"""
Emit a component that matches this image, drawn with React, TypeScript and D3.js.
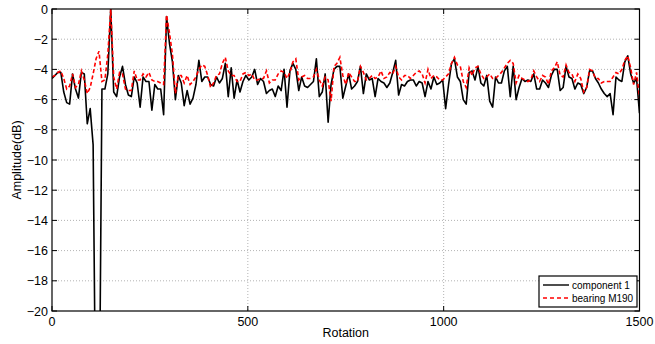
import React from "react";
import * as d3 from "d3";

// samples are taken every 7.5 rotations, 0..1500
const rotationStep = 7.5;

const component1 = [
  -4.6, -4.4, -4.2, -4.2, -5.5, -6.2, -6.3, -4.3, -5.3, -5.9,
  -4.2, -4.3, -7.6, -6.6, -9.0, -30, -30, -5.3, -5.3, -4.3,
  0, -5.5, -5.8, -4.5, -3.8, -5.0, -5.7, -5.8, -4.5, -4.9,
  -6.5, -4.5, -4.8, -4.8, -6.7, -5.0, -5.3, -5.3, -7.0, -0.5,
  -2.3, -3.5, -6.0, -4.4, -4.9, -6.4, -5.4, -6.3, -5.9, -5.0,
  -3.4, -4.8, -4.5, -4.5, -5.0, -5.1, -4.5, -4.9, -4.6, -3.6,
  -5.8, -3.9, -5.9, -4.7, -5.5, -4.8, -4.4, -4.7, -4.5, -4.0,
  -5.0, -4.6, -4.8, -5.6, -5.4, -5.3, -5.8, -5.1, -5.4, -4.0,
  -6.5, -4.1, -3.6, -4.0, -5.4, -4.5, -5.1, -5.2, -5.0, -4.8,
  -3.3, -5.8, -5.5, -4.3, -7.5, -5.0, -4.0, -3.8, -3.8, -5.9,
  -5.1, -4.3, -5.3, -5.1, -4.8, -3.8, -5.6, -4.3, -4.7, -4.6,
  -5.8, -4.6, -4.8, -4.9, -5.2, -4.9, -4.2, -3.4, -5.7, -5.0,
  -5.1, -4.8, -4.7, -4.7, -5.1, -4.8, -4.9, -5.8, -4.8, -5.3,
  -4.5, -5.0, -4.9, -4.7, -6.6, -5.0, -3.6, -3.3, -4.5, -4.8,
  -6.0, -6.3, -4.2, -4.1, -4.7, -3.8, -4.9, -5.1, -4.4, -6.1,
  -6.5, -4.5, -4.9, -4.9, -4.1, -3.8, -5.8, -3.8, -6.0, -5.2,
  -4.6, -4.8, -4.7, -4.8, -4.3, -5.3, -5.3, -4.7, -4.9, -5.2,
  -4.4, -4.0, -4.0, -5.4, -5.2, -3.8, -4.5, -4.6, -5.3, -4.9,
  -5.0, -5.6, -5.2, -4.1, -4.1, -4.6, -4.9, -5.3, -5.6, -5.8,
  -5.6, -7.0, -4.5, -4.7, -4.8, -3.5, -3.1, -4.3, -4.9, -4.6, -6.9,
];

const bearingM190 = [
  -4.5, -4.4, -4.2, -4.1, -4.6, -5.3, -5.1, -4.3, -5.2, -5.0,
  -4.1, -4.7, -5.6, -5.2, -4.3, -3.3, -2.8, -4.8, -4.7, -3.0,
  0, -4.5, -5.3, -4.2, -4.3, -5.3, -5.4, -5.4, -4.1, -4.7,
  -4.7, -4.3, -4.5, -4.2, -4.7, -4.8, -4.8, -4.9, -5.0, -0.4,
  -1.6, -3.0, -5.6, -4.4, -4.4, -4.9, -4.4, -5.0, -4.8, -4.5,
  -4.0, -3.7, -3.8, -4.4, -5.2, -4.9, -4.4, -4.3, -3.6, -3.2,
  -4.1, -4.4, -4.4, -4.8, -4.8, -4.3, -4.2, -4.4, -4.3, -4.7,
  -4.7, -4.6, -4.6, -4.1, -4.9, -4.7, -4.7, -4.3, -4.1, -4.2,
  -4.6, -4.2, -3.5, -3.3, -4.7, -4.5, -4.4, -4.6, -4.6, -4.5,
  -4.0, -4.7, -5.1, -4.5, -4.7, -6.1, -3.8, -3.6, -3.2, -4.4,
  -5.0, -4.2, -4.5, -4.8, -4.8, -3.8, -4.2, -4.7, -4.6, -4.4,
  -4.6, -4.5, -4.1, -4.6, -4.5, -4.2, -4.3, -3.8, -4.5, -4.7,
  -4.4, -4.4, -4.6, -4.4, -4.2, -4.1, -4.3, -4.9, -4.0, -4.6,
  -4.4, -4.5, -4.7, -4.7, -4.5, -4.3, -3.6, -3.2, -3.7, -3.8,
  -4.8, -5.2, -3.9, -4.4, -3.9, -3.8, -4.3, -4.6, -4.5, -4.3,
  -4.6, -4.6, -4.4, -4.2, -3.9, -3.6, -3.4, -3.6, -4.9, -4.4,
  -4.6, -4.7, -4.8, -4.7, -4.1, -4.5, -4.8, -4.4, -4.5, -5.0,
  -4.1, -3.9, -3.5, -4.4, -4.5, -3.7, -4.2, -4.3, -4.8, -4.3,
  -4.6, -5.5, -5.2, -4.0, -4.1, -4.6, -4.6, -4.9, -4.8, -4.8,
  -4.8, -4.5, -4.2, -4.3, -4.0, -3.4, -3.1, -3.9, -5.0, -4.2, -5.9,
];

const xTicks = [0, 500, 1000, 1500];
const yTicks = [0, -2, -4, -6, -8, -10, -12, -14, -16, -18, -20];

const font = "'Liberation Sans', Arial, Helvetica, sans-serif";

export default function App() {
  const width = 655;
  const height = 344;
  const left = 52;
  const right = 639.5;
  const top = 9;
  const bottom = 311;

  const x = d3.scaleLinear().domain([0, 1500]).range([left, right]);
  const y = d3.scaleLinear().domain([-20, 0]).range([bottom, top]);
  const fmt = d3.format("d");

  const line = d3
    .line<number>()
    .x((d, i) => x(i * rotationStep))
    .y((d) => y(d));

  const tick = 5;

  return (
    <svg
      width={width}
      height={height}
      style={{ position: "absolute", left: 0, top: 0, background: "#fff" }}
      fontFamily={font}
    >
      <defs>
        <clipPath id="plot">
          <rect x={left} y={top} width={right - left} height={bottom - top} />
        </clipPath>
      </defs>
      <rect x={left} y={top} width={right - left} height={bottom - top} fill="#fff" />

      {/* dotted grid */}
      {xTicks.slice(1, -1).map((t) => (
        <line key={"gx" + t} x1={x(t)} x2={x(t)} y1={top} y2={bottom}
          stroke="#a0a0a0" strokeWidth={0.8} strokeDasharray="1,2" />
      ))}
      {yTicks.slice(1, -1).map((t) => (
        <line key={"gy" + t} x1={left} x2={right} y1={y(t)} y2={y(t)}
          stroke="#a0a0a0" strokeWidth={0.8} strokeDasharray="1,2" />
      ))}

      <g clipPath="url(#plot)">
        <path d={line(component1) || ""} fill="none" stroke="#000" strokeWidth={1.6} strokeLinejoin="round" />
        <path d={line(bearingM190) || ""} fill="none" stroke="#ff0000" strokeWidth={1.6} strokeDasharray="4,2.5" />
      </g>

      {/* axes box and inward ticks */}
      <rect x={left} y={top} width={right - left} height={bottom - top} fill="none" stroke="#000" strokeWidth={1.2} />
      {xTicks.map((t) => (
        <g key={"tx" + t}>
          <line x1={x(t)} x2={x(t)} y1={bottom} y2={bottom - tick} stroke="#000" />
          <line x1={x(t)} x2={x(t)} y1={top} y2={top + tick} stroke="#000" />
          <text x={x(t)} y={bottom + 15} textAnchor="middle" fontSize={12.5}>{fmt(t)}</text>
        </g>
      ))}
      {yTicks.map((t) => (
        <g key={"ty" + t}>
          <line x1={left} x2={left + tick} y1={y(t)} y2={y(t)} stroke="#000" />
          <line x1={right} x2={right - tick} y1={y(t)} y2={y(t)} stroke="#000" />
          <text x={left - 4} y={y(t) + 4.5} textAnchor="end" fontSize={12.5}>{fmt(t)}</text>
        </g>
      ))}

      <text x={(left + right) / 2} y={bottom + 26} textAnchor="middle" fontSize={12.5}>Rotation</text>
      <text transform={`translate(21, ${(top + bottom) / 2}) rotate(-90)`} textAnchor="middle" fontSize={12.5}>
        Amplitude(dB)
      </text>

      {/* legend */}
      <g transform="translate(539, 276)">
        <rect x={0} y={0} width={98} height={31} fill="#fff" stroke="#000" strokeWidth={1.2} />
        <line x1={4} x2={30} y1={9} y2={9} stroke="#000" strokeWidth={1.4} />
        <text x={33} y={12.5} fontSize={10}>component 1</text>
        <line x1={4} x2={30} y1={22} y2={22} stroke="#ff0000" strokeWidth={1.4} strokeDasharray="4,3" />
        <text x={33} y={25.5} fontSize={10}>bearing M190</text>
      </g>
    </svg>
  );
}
"""
"""
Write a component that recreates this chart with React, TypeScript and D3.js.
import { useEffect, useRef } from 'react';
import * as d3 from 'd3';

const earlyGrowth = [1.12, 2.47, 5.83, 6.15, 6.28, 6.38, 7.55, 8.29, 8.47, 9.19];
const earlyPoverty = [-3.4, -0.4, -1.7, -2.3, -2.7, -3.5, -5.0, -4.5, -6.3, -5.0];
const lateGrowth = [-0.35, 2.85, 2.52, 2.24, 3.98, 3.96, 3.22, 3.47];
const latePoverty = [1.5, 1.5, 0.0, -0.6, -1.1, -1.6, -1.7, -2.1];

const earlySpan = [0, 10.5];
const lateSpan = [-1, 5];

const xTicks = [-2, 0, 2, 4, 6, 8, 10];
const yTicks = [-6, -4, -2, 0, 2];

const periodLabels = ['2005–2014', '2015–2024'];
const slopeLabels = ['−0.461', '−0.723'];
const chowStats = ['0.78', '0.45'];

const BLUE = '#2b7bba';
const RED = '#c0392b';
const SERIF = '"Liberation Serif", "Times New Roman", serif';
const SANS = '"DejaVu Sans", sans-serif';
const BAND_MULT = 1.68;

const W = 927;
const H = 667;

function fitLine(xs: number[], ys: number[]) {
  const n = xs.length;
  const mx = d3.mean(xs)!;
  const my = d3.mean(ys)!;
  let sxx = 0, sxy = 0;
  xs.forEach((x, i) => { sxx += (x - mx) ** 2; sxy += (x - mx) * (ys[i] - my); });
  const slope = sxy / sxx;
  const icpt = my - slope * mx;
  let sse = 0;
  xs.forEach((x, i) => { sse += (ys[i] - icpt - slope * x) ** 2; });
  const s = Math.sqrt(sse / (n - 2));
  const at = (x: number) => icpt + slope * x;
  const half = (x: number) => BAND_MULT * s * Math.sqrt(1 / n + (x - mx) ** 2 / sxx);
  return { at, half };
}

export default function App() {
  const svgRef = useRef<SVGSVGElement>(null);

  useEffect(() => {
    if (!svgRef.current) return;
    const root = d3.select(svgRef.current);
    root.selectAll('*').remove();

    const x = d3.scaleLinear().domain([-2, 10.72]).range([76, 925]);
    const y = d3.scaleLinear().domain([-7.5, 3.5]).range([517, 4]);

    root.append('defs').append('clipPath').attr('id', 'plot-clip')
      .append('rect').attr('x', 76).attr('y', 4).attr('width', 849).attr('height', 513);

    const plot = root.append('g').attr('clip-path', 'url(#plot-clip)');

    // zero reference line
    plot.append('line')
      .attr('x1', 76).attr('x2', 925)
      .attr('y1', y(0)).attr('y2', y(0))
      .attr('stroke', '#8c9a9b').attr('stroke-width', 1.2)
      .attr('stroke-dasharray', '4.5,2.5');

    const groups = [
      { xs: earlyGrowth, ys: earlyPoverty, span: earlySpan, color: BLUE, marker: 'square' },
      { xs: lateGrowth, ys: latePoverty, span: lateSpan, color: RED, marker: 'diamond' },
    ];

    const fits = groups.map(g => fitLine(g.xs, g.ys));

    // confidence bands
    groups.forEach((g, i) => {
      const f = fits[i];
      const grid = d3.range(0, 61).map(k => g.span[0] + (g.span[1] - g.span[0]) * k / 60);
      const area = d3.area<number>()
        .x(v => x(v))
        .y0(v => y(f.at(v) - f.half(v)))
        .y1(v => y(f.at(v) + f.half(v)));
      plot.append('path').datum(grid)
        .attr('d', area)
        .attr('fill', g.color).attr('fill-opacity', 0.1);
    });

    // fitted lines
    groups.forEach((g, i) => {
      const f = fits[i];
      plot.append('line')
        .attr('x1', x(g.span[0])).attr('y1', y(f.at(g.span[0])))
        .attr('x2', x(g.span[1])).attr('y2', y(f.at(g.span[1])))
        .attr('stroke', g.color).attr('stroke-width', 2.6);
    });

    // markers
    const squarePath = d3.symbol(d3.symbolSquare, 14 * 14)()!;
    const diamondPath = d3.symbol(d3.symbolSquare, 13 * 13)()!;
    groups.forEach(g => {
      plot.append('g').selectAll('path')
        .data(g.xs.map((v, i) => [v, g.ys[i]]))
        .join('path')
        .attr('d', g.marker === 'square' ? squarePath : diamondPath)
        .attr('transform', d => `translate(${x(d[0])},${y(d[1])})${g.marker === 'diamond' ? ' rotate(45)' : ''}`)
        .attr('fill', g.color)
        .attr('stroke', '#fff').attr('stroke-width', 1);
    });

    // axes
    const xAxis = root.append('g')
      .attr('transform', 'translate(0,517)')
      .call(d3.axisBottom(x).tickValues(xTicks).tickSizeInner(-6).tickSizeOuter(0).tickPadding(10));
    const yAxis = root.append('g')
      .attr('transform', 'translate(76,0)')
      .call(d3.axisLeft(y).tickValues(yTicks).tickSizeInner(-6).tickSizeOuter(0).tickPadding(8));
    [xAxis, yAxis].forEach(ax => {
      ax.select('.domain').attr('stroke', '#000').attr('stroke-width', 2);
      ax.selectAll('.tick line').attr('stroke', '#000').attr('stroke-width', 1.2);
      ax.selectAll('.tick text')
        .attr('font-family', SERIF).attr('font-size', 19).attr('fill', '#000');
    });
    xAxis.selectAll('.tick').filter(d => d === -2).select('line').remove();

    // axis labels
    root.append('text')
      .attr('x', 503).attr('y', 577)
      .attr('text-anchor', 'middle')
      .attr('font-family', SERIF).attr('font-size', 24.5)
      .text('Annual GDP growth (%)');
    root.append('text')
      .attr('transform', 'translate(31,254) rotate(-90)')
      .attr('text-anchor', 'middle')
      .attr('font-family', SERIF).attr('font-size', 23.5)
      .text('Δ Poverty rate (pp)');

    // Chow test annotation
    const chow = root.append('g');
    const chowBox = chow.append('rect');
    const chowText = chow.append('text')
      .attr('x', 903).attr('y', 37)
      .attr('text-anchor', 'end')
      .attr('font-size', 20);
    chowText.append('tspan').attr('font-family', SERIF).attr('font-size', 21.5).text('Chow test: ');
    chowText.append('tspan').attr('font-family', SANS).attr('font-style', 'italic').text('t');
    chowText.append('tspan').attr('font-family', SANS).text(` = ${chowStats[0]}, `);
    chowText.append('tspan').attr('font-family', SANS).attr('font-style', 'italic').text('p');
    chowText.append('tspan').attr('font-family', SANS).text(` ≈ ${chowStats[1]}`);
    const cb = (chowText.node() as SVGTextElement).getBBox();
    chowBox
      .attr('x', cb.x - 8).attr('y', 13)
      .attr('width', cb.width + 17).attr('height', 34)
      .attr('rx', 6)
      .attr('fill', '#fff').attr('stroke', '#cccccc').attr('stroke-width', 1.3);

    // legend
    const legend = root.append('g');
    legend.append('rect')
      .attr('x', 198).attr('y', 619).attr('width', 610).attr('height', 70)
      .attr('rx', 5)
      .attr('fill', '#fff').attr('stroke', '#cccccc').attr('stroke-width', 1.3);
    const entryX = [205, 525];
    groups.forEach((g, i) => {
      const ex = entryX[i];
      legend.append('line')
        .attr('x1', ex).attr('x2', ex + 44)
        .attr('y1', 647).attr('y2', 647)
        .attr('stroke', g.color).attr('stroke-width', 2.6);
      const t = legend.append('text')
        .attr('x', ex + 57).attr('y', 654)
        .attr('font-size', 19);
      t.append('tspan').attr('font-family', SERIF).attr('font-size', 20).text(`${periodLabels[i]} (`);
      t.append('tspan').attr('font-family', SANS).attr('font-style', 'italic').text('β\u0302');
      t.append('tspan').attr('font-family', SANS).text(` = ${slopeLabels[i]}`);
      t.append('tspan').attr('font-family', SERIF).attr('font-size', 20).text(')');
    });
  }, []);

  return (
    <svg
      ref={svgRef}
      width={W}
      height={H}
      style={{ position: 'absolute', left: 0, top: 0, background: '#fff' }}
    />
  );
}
"""
▸ EXERCISE
What lines above run from the one with "Emit a component" to the one with "const rotationStep = 7.5;"? Give them again exactly, ends included, and leave the pictures out.

▸ TASK OUTPUT
Emit a component that matches this image, drawn with React, TypeScript and D3.js.
import React from "react";
import * as d3 from "d3";

// samples are taken every 7.5 rotations, 0..1500
const rotationStep = 7.5;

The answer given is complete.